**WRITTEN INSTRUCTION:** Below is a listing; print exactly its lines from the one containing "Write a web" down to the one containing "const PURPLE = '#660066';", both inclusive, with every picture left out.

**GIVEN DATA:**
━━━━━━━━

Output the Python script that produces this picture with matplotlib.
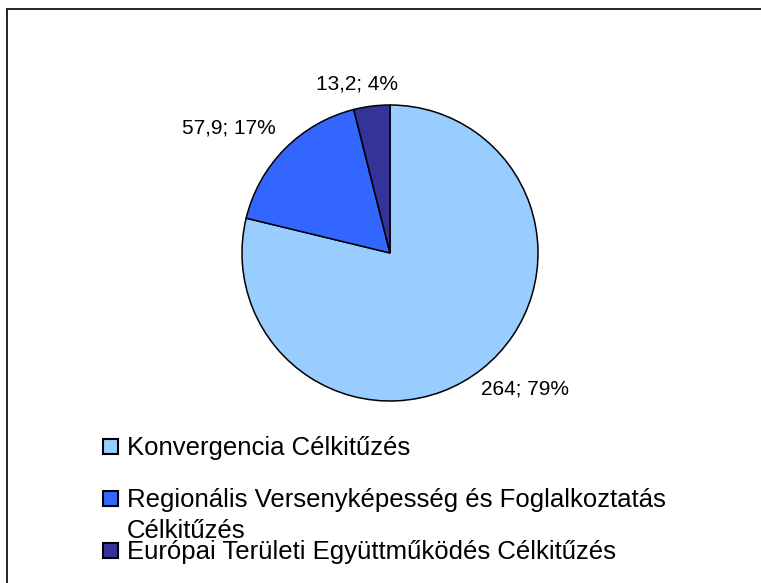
import matplotlib.pyplot as plt
from matplotlib.patches import Rectangle
from matplotlib.lines import Line2D

plt.rcParams['font.family'] = ['Liberation Sans', 'DejaVu Sans']

# Data
categories = ['Konvergencia Célkitűzés',
              'Regionális Versenyképesség és Foglalkoztatás\nCélkitűzés',
              'Európai Területi Együttműködés Célkitűzés']
values = [264, 57.9, 13.2]
value_labels = ['264', '57,9', '13,2']
colors = ['#99CCFF', '#3366FF', '#333399']

W, H = 761, 583
fig = plt.figure(figsize=(W / 100, H / 100), dpi=100)

# pie axes: centre (390, 253) px, radius 148 px
cx, cy, r = 390, 253, 148
ax = fig.add_axes([(cx - r) / W, 1 - (cy + r) / H, 2 * r / W, 2 * r / H])
wedges, _ = ax.pie(values, colors=colors, startangle=90, counterclock=False,
                   wedgeprops=dict(edgecolor='black', linewidth=1.1))
ax.set_xlim(-1, 1)
ax.set_ylim(-1, 1)
ax.set_aspect('equal')

# data labels (positions in axes data units, Excel-style placement)
total = sum(values)
label_pos = [(0.91, -0.92), (-1.09, 0.845), (-0.225, 1.14)]
for v, vl, (lx, ly) in zip(values, value_labels, label_pos):
    pct = round(v / total * 100)
    ax.text(lx, ly, f'{vl}; {pct}%', ha='center', va='center',
            fontsize=15, clip_on=False)

# legend drawn manually (baselines in px from top)
row_base = [455, 507, 559]
for lab, col, y in zip(categories, colors, row_base):
    fig.patches.append(Rectangle((103 / W, 1 - (y - 1) / H), 15 / W, 15 / H,
                                 transform=fig.transFigure, facecolor=col,
                                 edgecolor='black', linewidth=1.5))
    for i, line in enumerate(lab.split('\n')):
        fig.text(127 / W, 1 - (y + 31 * i) / H, line, ha='left',
                 va='baseline', fontsize=18.5)

# outer frame (top and left visible)
fig.lines.append(Line2D([7 / W, 1], [1 - 9 / H, 1 - 9 / H],
                        transform=fig.transFigure, color='#222222', linewidth=1.4))
fig.lines.append(Line2D([7 / W, 7 / W], [0, 1 - 9 / H],
                        transform=fig.transFigure, color='#222222', linewidth=1.4))

fig.savefig('out.png', dpi=100)
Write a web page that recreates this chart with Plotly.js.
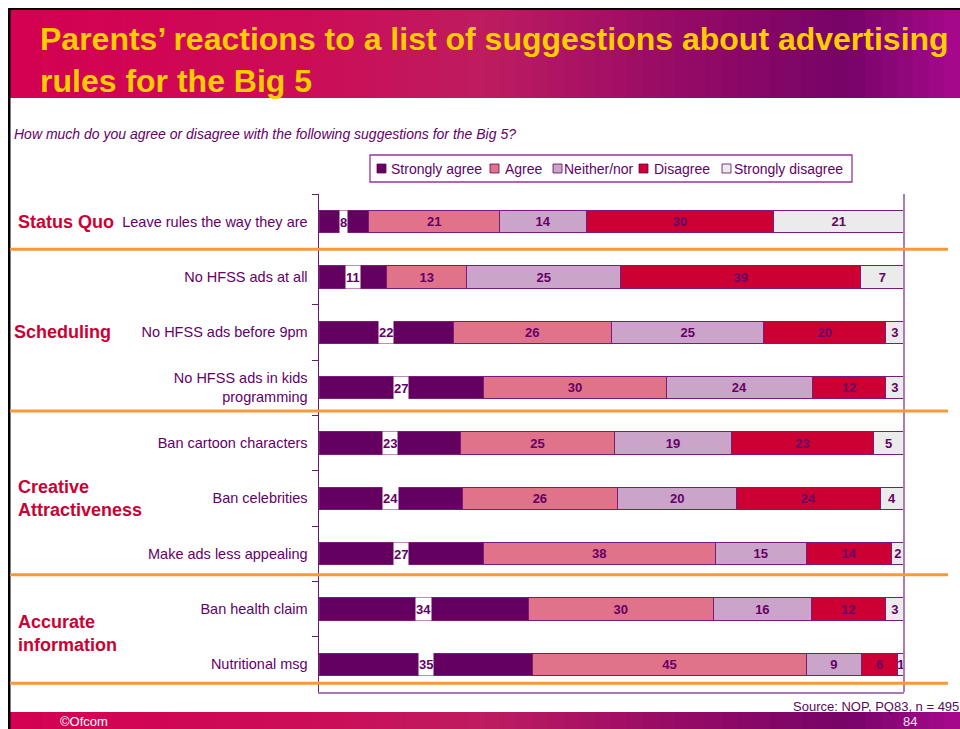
<!DOCTYPE html>
<html>
<head>
<meta charset="utf-8">
<script src="https://cdn.plot.ly/plotly-3.0.1.min.js"></script>
<style>html,body{margin:0;padding:0;background:#fff;}#chart{width:960px;height:729px;}</style>
</head>
<body>
<div id="chart"></div>
<script>
// ---- data ----
const categories = [
  'Leave rules the way they are',
  'No HFSS ads at all',
  'No HFSS ads before 9pm',
  'No HFSS ads in kids<br>programming',
  'Ban cartoon characters',
  'Ban celebrities',
  'Make ads less appealing',
  'Ban health claim',
  'Nutritional msg'
];
const seriesNames = ['Strongly agree', 'Agree', 'Neither/nor', 'Disagree', 'Strongly disagree'];
const stronglyAgree    = [8, 11, 22, 27, 23, 24, 27, 34, 35];
const agree            = [21, 13, 26, 30, 25, 26, 38, 30, 45];
const neitherNor       = [14, 25, 25, 24, 19, 20, 15, 16, 9];
const disagree         = [30, 39, 20, 12, 23, 24, 14, 12, 6];
const stronglyDisagree = [21, 7, 3, 3, 5, 4, 2, 3, 1];
const groups = ['Status Quo', 'Scheduling', 'Creative<br>Attractiveness', 'Accurate<br>information'];
const groupRows = [0, 2, 5, 7.45];

const seriesValues = [stronglyAgree, agree, neitherNor, disagree, stronglyDisagree];
const colors = ['#640060', '#e0728a', '#caa4c9', '#cc0033', '#ebebeb'];

// ---- layout helpers (pixel -> paper) ----
const L = 319, R = 904, T = 194, B = 692;
const px2x = p => (p - L) / (R - L);
const px2y = p => (B - p) / (B - T);
const FONT = 'Liberation Sans, Arial, sans-serif';
const PURPLE = '#660066';

const traces = seriesValues.map((vals, i) => ({
  type: 'bar',
  orientation: 'h',
  name: seriesNames[i],
  y: categories,
  x: vals,
  text: i === 0 ? vals.map(() => '') : vals.map(String),
  textposition: 'inside',
  insidetextanchor: 'middle',
  textfont: {family: FONT, size: 13, color: PURPLE, weight: 700},
  marker: {color: colors[i], line: {color: '#7a1a7a', width: 1}},
  hoverinfo: 'skip',
  showlegend: false
}));

const shapes = [];
const annotations = [];

// header gradient
function lerp(a, b, t) { return a + (b - a) * t; }
const stops = [[0, [212, 0, 82]], [0.3, [204, 12, 86]], [0.5, [190, 28, 96]], [0.7, [150, 10, 102]], [0.88, [118, 4, 104]], [1, [168, 8, 140]]];
function gradColor(t) {
  for (let k = 0; k < stops.length - 1; k++) {
    const [t0, c0] = stops[k], [t1, c1] = stops[k + 1];
    if (t >= t0 && t <= t1) {
      const u = (t - t0) / (t1 - t0);
      return 'rgb(' + c0.map((c, j) => Math.round(lerp(c, c1[j], u))).join(',') + ')';
    }
  }
  return 'rgb(168,8,140)';
}
function band(y0, y1) {
  const N = 60, x0 = 10, x1 = 960;
  for (let k = 0; k < N; k++) {
    const a = x0 + (x1 - x0) * k / N, b = x0 + (x1 - x0) * (k + 1) / N + 0.8;
    shapes.push({type: 'rect', xref: 'paper', yref: 'paper', x0: px2x(a), x1: px2x(b), y0: px2y(y1), y1: px2y(y0),
      fillcolor: gradColor((k + 0.5) / N), line: {width: 0}, layer: 'below'});
  }
}
band(10, 98);
band(712, 729);
// slide borders
shapes.push({type: 'rect', xref: 'paper', yref: 'paper', x0: px2x(8), x1: px2x(960), y0: px2y(10), y1: px2y(8), fillcolor: '#000', line: {width: 0}});
shapes.push({type: 'rect', xref: 'paper', yref: 'paper', x0: px2x(8), x1: px2x(10.5), y0: px2y(729), y1: px2y(8), fillcolor: '#000', line: {width: 0}});

// right frame line
shapes.push({type: 'line', xref: 'paper', yref: 'paper', x0: 1, x1: 1, y0: 0, y1: 1, line: {color: '#a77bb5', width: 2}});

// orange separators
[0.5, 3.42, 6.38, 8.34].forEach(yv => {
  shapes.push({type: 'line', xref: 'paper', yref: 'y', x0: px2x(10), x1: px2x(948), y0: yv, y1: yv, line: {color: '#f7993a', width: 3}});
});

// legend (custom)
shapes.push({type: 'rect', xref: 'paper', yref: 'paper', x0: px2x(370), x1: px2x(852), y0: px2y(182), y1: px2y(155), fillcolor: '#fff', line: {color: '#993399', width: 1.3}});
const legSq = [377, 490, 553, 639, 722];
const legTx = [389, 503, 562, 652, 732];
seriesNames.forEach((n, i) => {
  shapes.push({type: 'rect', xref: 'paper', yref: 'paper', x0: px2x(legSq[i]), x1: px2x(legSq[i] + 9), y0: px2y(173), y1: px2y(164),
    fillcolor: colors[i], line: {color: '#660066', width: 0.8}});
  annotations.push({xref: 'paper', yref: 'paper', x: px2x(legTx[i]), y: px2y(168.5), xanchor: 'left', yanchor: 'middle', showarrow: false,
    text: n, font: {family: FONT, size: 14, color: PURPLE}});
});

// strongly agree labels with white boxes
categories.forEach((c, r) => {
  const total = seriesValues.reduce((s, arr) => s + arr[r], 0);
  const xc = stronglyAgree[r] / total * 100 / 2;
  annotations.push({xref: 'x', yref: 'y', x: xc, y: c, showarrow: false, text: String(stronglyAgree[r]),
    font: {family: FONT, size: 13, color: PURPLE, weight: 700}, bgcolor: '#ffffff', borderpad: 0, height: 22});
});

// group labels
groups.forEach((g, i) => {
  annotations.push({xref: 'paper', yref: 'y', x: px2x(i === 1 ? 12 : 16), y: groupRows[i], xanchor: 'left', yanchor: 'middle', align: 'left',
    showarrow: false, text: g, font: {family: FONT, size: 18, color: '#cc0033', weight: 700}});
});

// subtitle, source, footer
annotations.push({xref: 'paper', yref: 'paper', x: px2x(12), y: px2y(134), xanchor: 'left', yanchor: 'middle', showarrow: false,
  text: '<i>How much do you agree or disagree with the following suggestions for the Big 5?</i>', font: {family: FONT, size: 14, color: PURPLE}});
annotations.push({xref: 'paper', yref: 'paper', x: px2x(961), y: px2y(706), xanchor: 'right', yanchor: 'middle', showarrow: false,
  text: 'Source: NOP, PQ83, n = 495', font: {family: FONT, size: 13, color: '#5a0a5a'}});
annotations.push({xref: 'paper', yref: 'paper', x: px2x(58), y: px2y(721), xanchor: 'left', yanchor: 'middle', showarrow: false,
  text: '©Ofcom', font: {family: FONT, size: 13, color: '#ffffff'}});
annotations.push({xref: 'paper', yref: 'paper', x: px2x(901), y: px2y(721), xanchor: 'left', yanchor: 'middle', showarrow: false,
  text: '84', font: {family: FONT, size: 13, color: '#f0e0f0'}});

const layout = {
  width: 960, height: 729,
  margin: {l: L, r: 960 - R, t: T, b: 729 - B, pad: 0},
  paper_bgcolor: '#ffffff', plot_bgcolor: '#ffffff',
  barmode: 'stack', barnorm: 'percent', bargap: 0.6,
  uniformtext: {mode: 'show', minsize: 13},
  showlegend: false,
  title: {
    text: 'Parents’ reactions to a list of suggestions about advertising<br>rules for the Big 5',
    xref: 'container', yref: 'container', x: 40 / 960, xanchor: 'left', y: 1 - 50 / 729, yanchor: 'top',
    font: {family: 'Liberation Sans Narrow, Arial Narrow, Liberation Sans, sans-serif', size: 32, color: '#ffcc00', weight: 700}
  },
  xaxis: {range: [0, 100], showgrid: false, zeroline: false, showticklabels: false, ticks: '',
    showline: true, linecolor: '#a77bb5', linewidth: 2, fixedrange: true},
  yaxis: {type: 'category', range: [8.5, -0.5], showgrid: false, zeroline: false,
    showline: true, linecolor: '#6a1b6e', linewidth: 1.5,
    ticks: 'outside', tickson: 'boundaries', ticklen: 6, tickcolor: '#6a1b6e', tickwidth: 1,
    ticklabelstandoff: 7,
    tickfont: {family: FONT, size: 14.5, color: PURPLE}},
  shapes: shapes,
  annotations: annotations,
  font: {family: FONT}
};

Plotly.newPlot('chart', traces, layout, {displayModeBar: false, staticPlot: true});
</script>
</body>
</html>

━━━━━━━━

**FINAL RESULT:**
Write a web page that recreates this chart with Plotly.js.
<!DOCTYPE html>
<html>
<head>
<meta charset="utf-8">
<script src="https://cdn.plot.ly/plotly-3.0.1.min.js"></script>
<style>html,body{margin:0;padding:0;background:#fff;}#chart{width:960px;height:729px;}</style>
</head>
<body>
<div id="chart"></div>
<script>
// ---- data ----
const categories = [
  'Leave rules the way they are',
  'No HFSS ads at all',
  'No HFSS ads before 9pm',
  'No HFSS ads in kids<br>programming',
  'Ban cartoon characters',
  'Ban celebrities',
  'Make ads less appealing',
  'Ban health claim',
  'Nutritional msg'
];
const seriesNames = ['Strongly agree', 'Agree', 'Neither/nor', 'Disagree', 'Strongly disagree'];
const stronglyAgree    = [8, 11, 22, 27, 23, 24, 27, 34, 35];
const agree            = [21, 13, 26, 30, 25, 26, 38, 30, 45];
const neitherNor       = [14, 25, 25, 24, 19, 20, 15, 16, 9];
const disagree         = [30, 39, 20, 12, 23, 24, 14, 12, 6];
const stronglyDisagree = [21, 7, 3, 3, 5, 4, 2, 3, 1];
const groups = ['Status Quo', 'Scheduling', 'Creative<br>Attractiveness', 'Accurate<br>information'];
const groupRows = [0, 2, 5, 7.45];

const seriesValues = [stronglyAgree, agree, neitherNor, disagree, stronglyDisagree];
const colors = ['#640060', '#e0728a', '#caa4c9', '#cc0033', '#ebebeb'];

// ---- layout helpers (pixel -> paper) ----
const L = 319, R = 904, T = 194, B = 692;
const px2x = p => (p - L) / (R - L);
const px2y = p => (B - p) / (B - T);
const FONT = 'Liberation Sans, Arial, sans-serif';
const PURPLE = '#660066';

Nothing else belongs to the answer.